▸ **WHAT IS EXPECTED**
In the entries below, find the line with "Convert this chart" and the line with "import pandas as pd", then retype both and everything between them exactly. Do not copy the pictures.

=== GIVEN DATA ===

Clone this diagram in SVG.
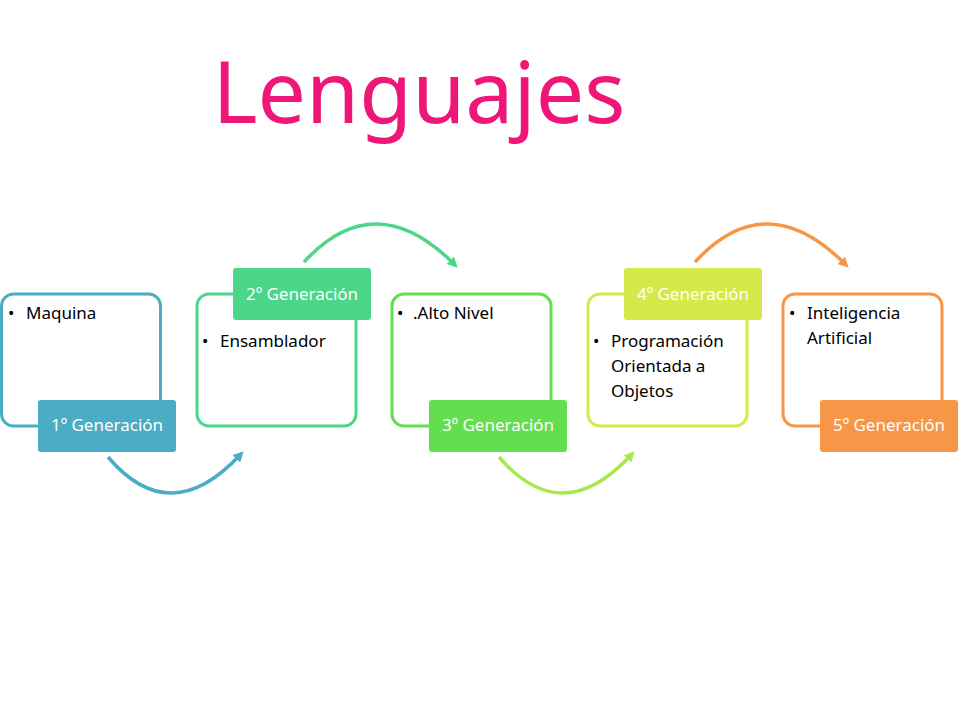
<svg xmlns="http://www.w3.org/2000/svg" width="960" height="720" viewBox="0 0 960 720">
<defs>
<style>
.box{fill:#fff;stroke-width:3}
.lab{font-family:"Noto Sans","Liberation Sans",sans-serif;font-size:17px;fill:#fff;text-anchor:middle}
.txt{font-family:"Noto Sans","Liberation Sans",sans-serif;font-size:17px;fill:#000}
.arc{fill:none;stroke-width:3.5}
</style>
<marker id="mb" viewBox="0 0 10 10" refX="5" refY="5" markerWidth="3" markerHeight="3" orient="auto"><path d="M0,0L10,5L0,10z" fill="#4BACC6"/></marker>
<marker id="mg" viewBox="0 0 10 10" refX="5" refY="5" markerWidth="3" markerHeight="3" orient="auto"><path d="M0,0L10,5L0,10z" fill="#4CD68A"/></marker>
<marker id="ml" viewBox="0 0 10 10" refX="5" refY="5" markerWidth="3" markerHeight="3" orient="auto"><path d="M0,0L10,5L0,10z" fill="#A8E84A"/></marker>
<marker id="mo" viewBox="0 0 10 10" refX="5" refY="5" markerWidth="3" markerHeight="3" orient="auto"><path d="M0,0L10,5L0,10z" fill="#F79646"/></marker>
</defs>
<rect width="960" height="720" fill="#fff"/>
<text x="419" y="123" font-family="Noto Sans,Liberation Sans,sans-serif" font-size="86" fill="#EE1677" text-anchor="middle">Lenguajes</text>
<g id="connectors">
<path class="arc" stroke="#4BACC6" marker-end="url(#mb)" d="M108,457 Q170,530 240,455"/>
<path class="arc" stroke="#4CD68A" marker-end="url(#mg)" d="M304,262 Q375,185 454,264"/>
<path class="arc" stroke="#A8E84A" marker-end="url(#ml)" d="M499,457 Q562,530 631,455"/>
<path class="arc" stroke="#F79646" marker-end="url(#mo)" d="M695,262 Q766,185 845,264"/>
</g>
<g id="n1">
<rect class="box" x="1.5" y="294" width="159" height="132" rx="12" stroke="#4BACC6"/>
<text class="txt" x="8" y="319">•</text><text class="txt" x="26" y="319">Maquina</text>
<rect x="38" y="400" width="138" height="52" rx="3" fill="#4BACC6"/>
<text class="lab" x="107" y="431">1º Generación</text>
</g>
<g id="n2">
<rect class="box" x="197" y="294" width="159" height="132" rx="12" stroke="#4CD68A"/>
<text class="txt" x="202" y="347">•</text><text class="txt" x="220" y="347">Ensamblador</text>
<rect x="233" y="268" width="138" height="52" rx="3" fill="#4CD68A"/>
<text class="lab" x="302" y="300">2º Generación</text>
</g>
<g id="n3">
<rect class="box" x="392" y="294" width="159" height="132" rx="12" stroke="#63DE4E"/>
<text class="txt" x="397" y="319">•</text><text class="txt" x="413" y="319">.Alto Nivel</text>
<rect x="429" y="400" width="138" height="52" rx="3" fill="#63DE4E"/>
<text class="lab" x="498" y="431">3º Generación</text>
</g>
<g id="n4">
<rect class="box" x="588" y="294" width="159" height="132" rx="12" stroke="#D5EA48"/>
<text class="txt" x="593" y="347">•</text>
<text class="txt" x="611" y="347">Programación</text>
<text class="txt" x="611" y="372">Orientada a</text>
<text class="txt" x="611" y="397">Objetos</text>
<rect x="624" y="268" width="138" height="52" rx="3" fill="#D5EA48"/>
<text class="lab" x="693" y="300">4º Generación</text>
</g>
<g id="n5">
<rect class="box" x="783" y="294" width="159" height="132" rx="12" stroke="#F79646"/>
<text class="txt" x="789" y="319">•</text>
<text class="txt" x="807" y="319">Inteligencia</text>
<text class="txt" x="807" y="344">Artificial</text>
<rect x="820" y="400" width="138" height="52" rx="3" fill="#F79646"/>
<text class="lab" x="889" y="431">5º Generación</text>
</g>
</svg>
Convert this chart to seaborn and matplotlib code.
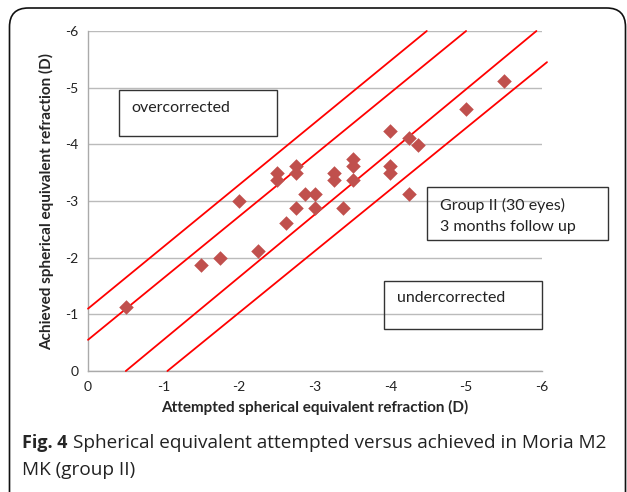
import matplotlib
matplotlib.use("Agg")
import matplotlib.pyplot as plt
from matplotlib.patches import FancyBboxPatch, Rectangle
import seaborn as sns
import pandas as pd

attempted = [-0.5, -1.5, -1.75, -2.25, -2.0, -2.5, -2.5, -2.62, -2.75, -2.75, -2.75,
             -2.87, -3.0, -3.0, -3.25, -3.25, -3.37, -3.5, -3.5, -3.5, -4.0, -4.0,
             -4.0, -4.25, -4.37, -4.25, -5.0, -5.5]
achieved = [-1.13, -1.87, -2.0, -2.12, -3.0, -3.5, -3.37, -2.62, -3.62, -3.49, -2.87,
            -3.12, -3.12, -2.87, -3.5, -3.37, -2.87, -3.75, -3.62, -3.37, -4.24, -3.62,
            -3.5, -4.12, -3.99, -3.12, -4.62, -5.12]

line_names = ["+1.0 D", "+0.5 D", "-0.5 D", "-1.0 D"]
line_x = [[0.0, -4.48], [0.0, -5.0], [-0.5, -5.93], [-1.05, -6.07]]
line_y = [[-1.1, -6.0], [-0.55, -6.0], [0.0, -6.0], [0.0, -5.45]]

ticks = [0, -1, -2, -3, -4, -5, -6]
tick_labels = ["0", "-1", "-2", "-3", "-4", "-5", "-6"]

sns.set_style("white")
plt.rcParams["font.family"] = ["Lato", "DejaVu Sans"]

W, H = 627, 492
fig = plt.figure(figsize=(W / 100, H / 100), dpi=100)
ax = fig.add_axes([88 / W, 1 - 371 / H, (541.7 - 88) / W, (371 - 31) / H])

pts = pd.DataFrame({"attempted": attempted, "achieved": achieved})
for xs, ys in zip(line_x, line_y):
    sns.lineplot(x=xs, y=ys, ax=ax, color="#FF0000", lw=1.3, estimator=None,
                 sort=False, clip_on=False, zorder=3)
sns.scatterplot(data=pts, x="attempted", y="achieved", ax=ax, marker="D", s=55,
                color="#C0504D", edgecolor="#C0504D", linewidth=0, zorder=4)

ax.set_xlim(0, -6)
ax.set_ylim(0, -6)
ax.set_xticks(ticks)
ax.set_xticklabels(tick_labels)
ax.set_yticks(ticks)
ax.set_yticklabels(tick_labels)
ax.tick_params(axis="both", length=0, labelsize=10, colors="#222222", pad=7)
ax.grid(axis="y", color="#BBBBBB", lw=1)
ax.grid(axis="x", visible=False)
for s in ["top", "right"]:
    ax.spines[s].set_visible(False)
for s in ["left", "bottom"]:
    ax.spines[s].set_color("#AAAAAA")
    ax.spines[s].set_linewidth(1)
ax.set_xlabel("Attempted spherical equivalent refraction (D)", fontsize=11,
              fontweight="bold", labelpad=5)
ax.set_ylabel("Achieved spherical equivalent refraction (D)", fontsize=11,
              fontweight="bold", labelpad=8)

def box(x0, y0, x1, y1):
    fig.patches.append(Rectangle((x0 / W, 1 - y1 / H), (x1 - x0) / W, (y1 - y0) / H,
                                 transform=fig.transFigure, fill=False,
                                 edgecolor="#333333", lw=1, zorder=5))

ann_fs = 11.5
box(119, 90, 277, 136)
fig.text(131 / W, 1 - 108 / H, "overcorrected", fontsize=ann_fs, va="center", color="#222222")
box(427, 187, 608, 240)
fig.text(440 / W, 1 - 205 / H, "Group II (30 eyes)", fontsize=ann_fs, va="center", color="#222222")
fig.text(440 / W, 1 - 227 / H, "3 months follow up", fontsize=ann_fs, va="center", color="#222222")
box(384, 281, 541.7, 329)
fig.text(397 / W, 1 - 298 / H, "undercorrected", fontsize=ann_fs, va="center", color="#222222")

fig.patches.append(FancyBboxPatch((9.5 / W, -20 / H), (616 / W), (504 / H),
                                  boxstyle="round,pad=0,rounding_size=0.03",
                                  transform=fig.transFigure, fill=False,
                                  edgecolor="#111111", lw=1.2, mutation_aspect=W / H))

cap_fam = ["Open Sans", "DejaVu Sans"]
fig.text(22 / W, 1 - 443 / H, "Fig. 4", fontsize=13, fontweight="bold",
         va="center", family=cap_fam)
fig.text(73 / W, 1 - 443 / H, "Spherical equivalent attempted versus achieved in Moria M2",
         fontsize=13.7, va="center", family=cap_fam, color="#222222")
fig.text(22 / W, 1 - 470 / H, "MK (group II)", fontsize=13.7, va="center",
         family=cap_fam, color="#222222")

fig.savefig("out.png", dpi=100)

===

▸ **FULL ANSWER**
Convert this chart to seaborn and matplotlib code.
import matplotlib
matplotlib.use("Agg")
import matplotlib.pyplot as plt
from matplotlib.patches import FancyBboxPatch, Rectangle
import seaborn as sns
import pandas as pd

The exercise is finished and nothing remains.